* begin INFORMATION SUPPLIED *
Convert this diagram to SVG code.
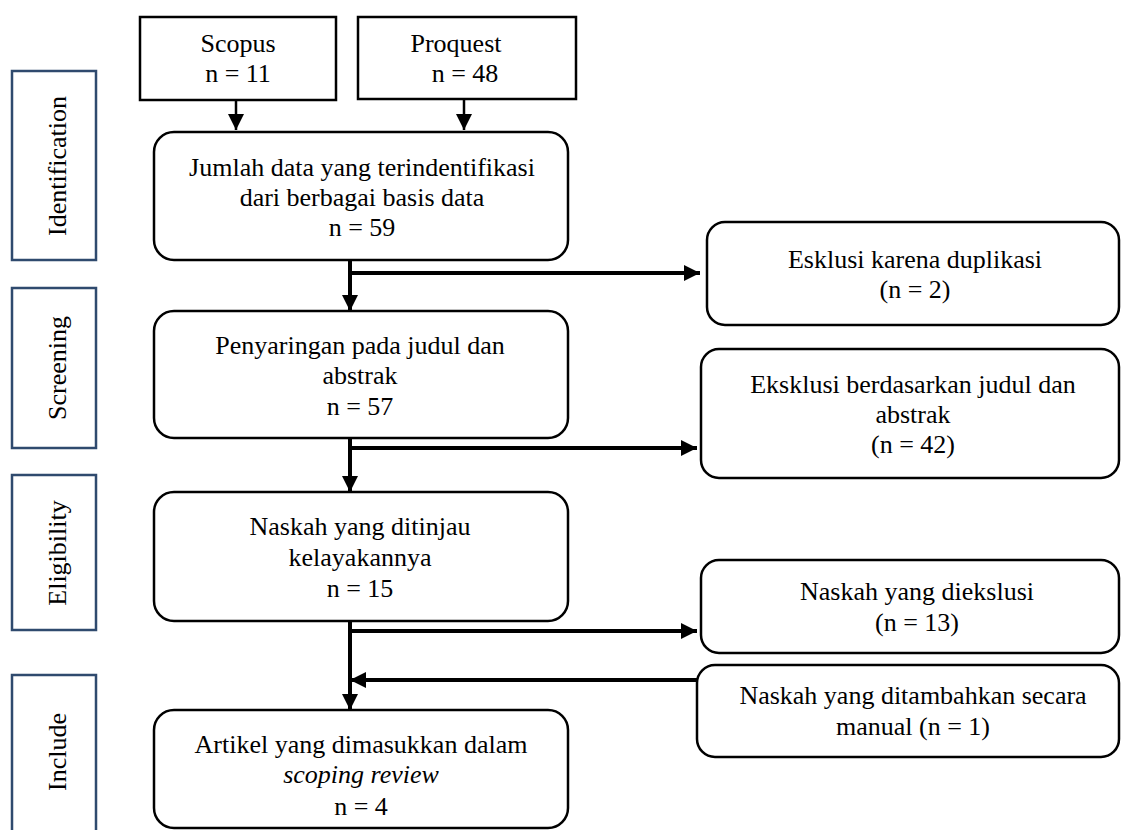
<svg xmlns="http://www.w3.org/2000/svg" width="1121" height="830" viewBox="0 0 1121 830">
<style>
text{font-family:'Liberation Serif','DejaVu Serif','Times New Roman',Times,serif}
.t{font-size:26px;fill:#000;text-anchor:middle}
.it{font-style:italic}
.lab{fill:#fff;stroke:#2f4a6e;stroke-width:2.5}
.sq{fill:#fff;stroke:#000;stroke-width:2.5}
.rb{fill:#fff;stroke:#000;stroke-width:2.5}
.c{stroke:#000;stroke-width:4;fill:none}
.cs{stroke:#000;stroke-width:2.5;fill:none}
</style>
<defs>
<marker id="ah" markerUnits="userSpaceOnUse" markerWidth="17" markerHeight="16" refX="16" refY="8" orient="auto">
<polygon points="0,0 16,8 0,16" fill="#000"/>
</marker>
</defs>
<rect width="1121" height="830" fill="#fff"/>

<g id="stage-identification">
<rect class="lab" x="12" y="71" width="84" height="189"/>
<text class="t" font-family="Liberation Serif, DejaVu Serif, serif" transform="translate(66,166) rotate(-90)">Identification</text>
</g>
<g id="stage-screening">
<rect class="lab" x="12" y="288" width="84" height="160"/>
<text class="t" font-family="Liberation Serif, DejaVu Serif, serif" transform="translate(66,368) rotate(-90)">Screening</text>
</g>
<g id="stage-eligibility">
<rect class="lab" x="12" y="475" width="84" height="155"/>
<text class="t" font-family="Liberation Serif, DejaVu Serif, serif" transform="translate(66,553) rotate(-90)">Eligibility</text>
</g>
<g id="stage-include">
<rect class="lab" x="12" y="675" width="84" height="165"/>
<text class="t" font-family="Liberation Serif, DejaVu Serif, serif" transform="translate(66,752) rotate(-90)">Include</text>
</g>

<g id="connectors">
<line class="cs" x1="236" y1="100" x2="236" y2="130" marker-end="url(#ah)"/>
<line class="cs" x1="464" y1="99" x2="464" y2="130" marker-end="url(#ah)"/>
<line class="c" x1="350" y1="260" x2="350" y2="311" marker-end="url(#ah)"/>
<line class="c" x1="348" y1="273" x2="700" y2="273" marker-end="url(#ah)"/>
<line class="c" x1="350" y1="438" x2="350" y2="492" marker-end="url(#ah)"/>
<line class="c" x1="348" y1="448" x2="697" y2="448" marker-end="url(#ah)"/>
<line class="c" x1="350" y1="621" x2="350" y2="710" marker-end="url(#ah)"/>
<line class="c" x1="348" y1="631" x2="697" y2="631" marker-end="url(#ah)"/>
<line class="c" x1="697" y1="680" x2="350" y2="680" marker-end="url(#ah)"/>
</g>

<g id="scopus">
<rect class="sq" x="140" y="17" width="196" height="83"/>
<text class="t" x="238" y="52">Scopus</text>
<text class="t" x="238" y="82">n = 11</text>
</g>
<g id="proquest">
<rect class="sq" x="358" y="17" width="218" height="82"/>
<text class="t" x="456" y="52">Proquest</text>
<text class="t" x="465" y="82">n = 48</text>
</g>
<g id="identified">
<rect class="rb" x="154" y="132" width="414" height="128" rx="20"/>
<text class="t" x="362" y="176">Jumlah data yang terindentifikasi</text>
<text class="t" x="362" y="206">dari berbagai basis data</text>
<text class="t" x="362" y="236">n = 59</text>
</g>
<g id="duplicates">
<rect class="rb" x="707" y="222" width="412" height="103" rx="18"/>
<text class="t" x="915" y="268">Esklusi karena duplikasi</text>
<text class="t" x="915" y="298">(n = 2)</text>
</g>
<g id="screening">
<rect class="rb" x="154" y="311" width="414" height="127" rx="20"/>
<text class="t" x="360" y="354">Penyaringan pada judul dan</text>
<text class="t" x="360" y="384">abstrak</text>
<text class="t" x="360" y="415">n = 57</text>
</g>
<g id="excluded-title">
<rect class="rb" x="701" y="349" width="418" height="129" rx="18"/>
<text class="t" x="913" y="393">Eksklusi berdasarkan judul dan</text>
<text class="t" x="913" y="423">abstrak</text>
<text class="t" x="913" y="453">(n = 42)</text>
</g>
<g id="eligibility">
<rect class="rb" x="154" y="492" width="414" height="129" rx="20"/>
<text class="t" x="360" y="535">Naskah yang ditinjau</text>
<text class="t" x="360" y="566">kelayakannya</text>
<text class="t" x="360" y="597">n = 15</text>
</g>
<g id="excluded-full">
<rect class="rb" x="701" y="560" width="418" height="93" rx="18"/>
<text class="t" x="917" y="600">Naskah yang diekslusi</text>
<text class="t" x="917" y="631">(n = 13)</text>
</g>
<g id="manual">
<rect class="rb" x="697" y="665" width="422" height="92" rx="18"/>
<text class="t" x="913" y="704">Naskah yang ditambahkan secara</text>
<text class="t" x="913" y="735">manual (n = 1)</text>
</g>
<g id="included">
<rect class="rb" x="154" y="710" width="414" height="118" rx="20"/>
<text class="t" x="361" y="753">Artikel yang dimasukkan dalam</text>
<text class="t it" x="361" y="783">scoping review</text>
<text class="t" x="361" y="815">n = 4</text>
</g>
</svg>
* end INFORMATION SUPPLIED *
**TASK DESCRIPTION:**
Word for word, quote the lines above. Omit the pictures.

**TASK ANSWER:**
Convert this diagram to SVG code.
<svg xmlns="http://www.w3.org/2000/svg" width="1121" height="830" viewBox="0 0 1121 830">
<style>
text{font-family:'Liberation Serif','DejaVu Serif','Times New Roman',Times,serif}
.t{font-size:26px;fill:#000;text-anchor:middle}
.it{font-style:italic}
.lab{fill:#fff;stroke:#2f4a6e;stroke-width:2.5}
.sq{fill:#fff;stroke:#000;stroke-width:2.5}
.rb{fill:#fff;stroke:#000;stroke-width:2.5}
.c{stroke:#000;stroke-width:4;fill:none}
.cs{stroke:#000;stroke-width:2.5;fill:none}
</style>
<defs>
<marker id="ah" markerUnits="userSpaceOnUse" markerWidth="17" markerHeight="16" refX="16" refY="8" orient="auto">
<polygon points="0,0 16,8 0,16" fill="#000"/>
</marker>
</defs>
<rect width="1121" height="830" fill="#fff"/>

<g id="stage-identification">
<rect class="lab" x="12" y="71" width="84" height="189"/>
<text class="t" font-family="Liberation Serif, DejaVu Serif, serif" transform="translate(66,166) rotate(-90)">Identification</text>
</g>
<g id="stage-screening">
<rect class="lab" x="12" y="288" width="84" height="160"/>
<text class="t" font-family="Liberation Serif, DejaVu Serif, serif" transform="translate(66,368) rotate(-90)">Screening</text>
</g>
<g id="stage-eligibility">
<rect class="lab" x="12" y="475" width="84" height="155"/>
<text class="t" font-family="Liberation Serif, DejaVu Serif, serif" transform="translate(66,553) rotate(-90)">Eligibility</text>
</g>
<g id="stage-include">
<rect class="lab" x="12" y="675" width="84" height="165"/>
<text class="t" font-family="Liberation Serif, DejaVu Serif, serif" transform="translate(66,752) rotate(-90)">Include</text>
</g>

<g id="connectors">
<line class="cs" x1="236" y1="100" x2="236" y2="130" marker-end="url(#ah)"/>
<line class="cs" x1="464" y1="99" x2="464" y2="130" marker-end="url(#ah)"/>
<line class="c" x1="350" y1="260" x2="350" y2="311" marker-end="url(#ah)"/>
<line class="c" x1="348" y1="273" x2="700" y2="273" marker-end="url(#ah)"/>
<line class="c" x1="350" y1="438" x2="350" y2="492" marker-end="url(#ah)"/>
<line class="c" x1="348" y1="448" x2="697" y2="448" marker-end="url(#ah)"/>
<line class="c" x1="350" y1="621" x2="350" y2="710" marker-end="url(#ah)"/>
<line class="c" x1="348" y1="631" x2="697" y2="631" marker-end="url(#ah)"/>
<line class="c" x1="697" y1="680" x2="350" y2="680" marker-end="url(#ah)"/>
</g>

<g id="scopus">
<rect class="sq" x="140" y="17" width="196" height="83"/>
<text class="t" x="238" y="52">Scopus</text>
<text class="t" x="238" y="82">n = 11</text>
</g>
<g id="proquest">
<rect class="sq" x="358" y="17" width="218" height="82"/>
<text class="t" x="456" y="52">Proquest</text>
<text class="t" x="465" y="82">n = 48</text>
</g>
<g id="identified">
<rect class="rb" x="154" y="132" width="414" height="128" rx="20"/>
<text class="t" x="362" y="176">Jumlah data yang terindentifikasi</text>
<text class="t" x="362" y="206">dari berbagai basis data</text>
<text class="t" x="362" y="236">n = 59</text>
</g>
<g id="duplicates">
<rect class="rb" x="707" y="222" width="412" height="103" rx="18"/>
<text class="t" x="915" y="268">Esklusi karena duplikasi</text>
<text class="t" x="915" y="298">(n = 2)</text>
</g>
<g id="screening">
<rect class="rb" x="154" y="311" width="414" height="127" rx="20"/>
<text class="t" x="360" y="354">Penyaringan pada judul dan</text>
<text class="t" x="360" y="384">abstrak</text>
<text class="t" x="360" y="415">n = 57</text>
</g>
<g id="excluded-title">
<rect class="rb" x="701" y="349" width="418" height="129" rx="18"/>
<text class="t" x="913" y="393">Eksklusi berdasarkan judul dan</text>
<text class="t" x="913" y="423">abstrak</text>
<text class="t" x="913" y="453">(n = 42)</text>
</g>
<g id="eligibility">
<rect class="rb" x="154" y="492" width="414" height="129" rx="20"/>
<text class="t" x="360" y="535">Naskah yang ditinjau</text>
<text class="t" x="360" y="566">kelayakannya</text>
<text class="t" x="360" y="597">n = 15</text>
</g>
<g id="excluded-full">
<rect class="rb" x="701" y="560" width="418" height="93" rx="18"/>
<text class="t" x="917" y="600">Naskah yang diekslusi</text>
<text class="t" x="917" y="631">(n = 13)</text>
</g>
<g id="manual">
<rect class="rb" x="697" y="665" width="422" height="92" rx="18"/>
<text class="t" x="913" y="704">Naskah yang ditambahkan secara</text>
<text class="t" x="913" y="735">manual (n = 1)</text>
</g>
<g id="included">
<rect class="rb" x="154" y="710" width="414" height="118" rx="20"/>
<text class="t" x="361" y="753">Artikel yang dimasukkan dalam</text>
<text class="t it" x="361" y="783">scoping review</text>
<text class="t" x="361" y="815">n = 4</text>
</g>
</svg>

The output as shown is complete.